Personally I love using PHP (I'm not hating on the language at all) but similar to Kit Grose's solution I call a function that returns the true index of the match or -1 if not found.

Max.

Anonymous said...

@Max Graham & everyone that thing it's a bug

http://en.wikipedia.org/wiki/Software_bug

It's intended, it's not an error, it's not a mistake, etc.

This thing could have been going on a "Bug or Feature", but not bug.

Also I'd like to make you notice that even if it was returning -1, you would still have to test if it was founded or not. What you have to do is to test if it's FALSE instead of -1.

Also, most of people that thinks it's a bug argumentation are that most language native function return -1, but PHP doesn't. PHP doesn't do it like the other language, but that doesn't mean it's wrong. It's a totally wrong way of thinking to say that because all language do it in a way, that all language should do it the same way.

Max Graham said...

@Anonymous - re: "Also I'd like to make you notice that even if it was returning -1, you would still have to test if it was founded or not."

Not sure if I follow you there? If the value -1 was returned, then the searchword was not found.

Typically one would run it inline like this:

if(strpos_idx($someStr, "http") != -1){
//http was found in the string
} else {
//no http found
}

(where in this example "strpos_idx" is a revised version of the function that returns -1 for "not found")

Max.

Anonymous said...

The only difference is instead of doing :

if(strpos_idx($someStr, "http") != -1){
//http was found in the string
} else {
//no http found
}

You would do :

if(strpos($someStr, "http") !== FALSE) {
//http was found in the string
} else {
//no http found
}

So no mather if it was returning -1 or FALSE you still have to do a test. It changes nothing to the way you would have done your script and it doesn't cause any problem to script in any circumstance. And it's a bug ?

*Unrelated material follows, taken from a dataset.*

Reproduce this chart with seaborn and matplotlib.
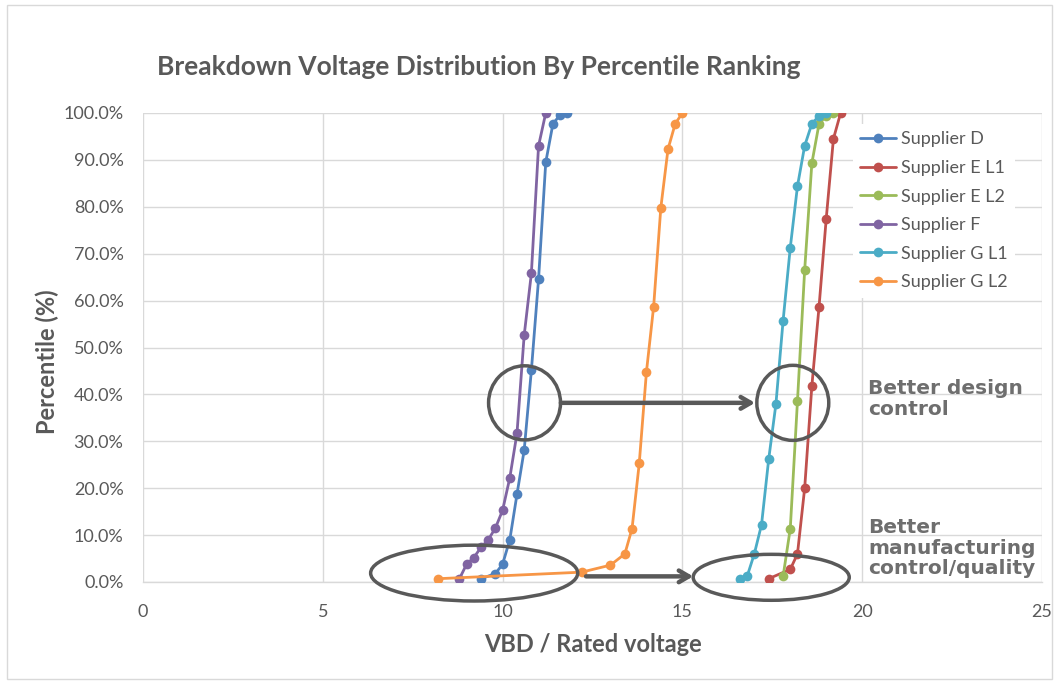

This is being called a bug only because of the opinion of the author and his opinion is highly debatable.

Pete Hamswell said...

I use this class to workaround the buggy implementation in PHP.

class String{
public static function contains(&$haystack, &$needle, &$offset){
$res = strpos($haystack, $needle, $offset);
return $res !== FALSE;
}

public static function strpos(&$haystack, &$needle, &$offset){
$res = strpos($haystack, $needle, $offset);
if($res === FALSE){
return -1;
}
return $res;
}
}

Can't recall if I wrote it or scooped it up from somewhere.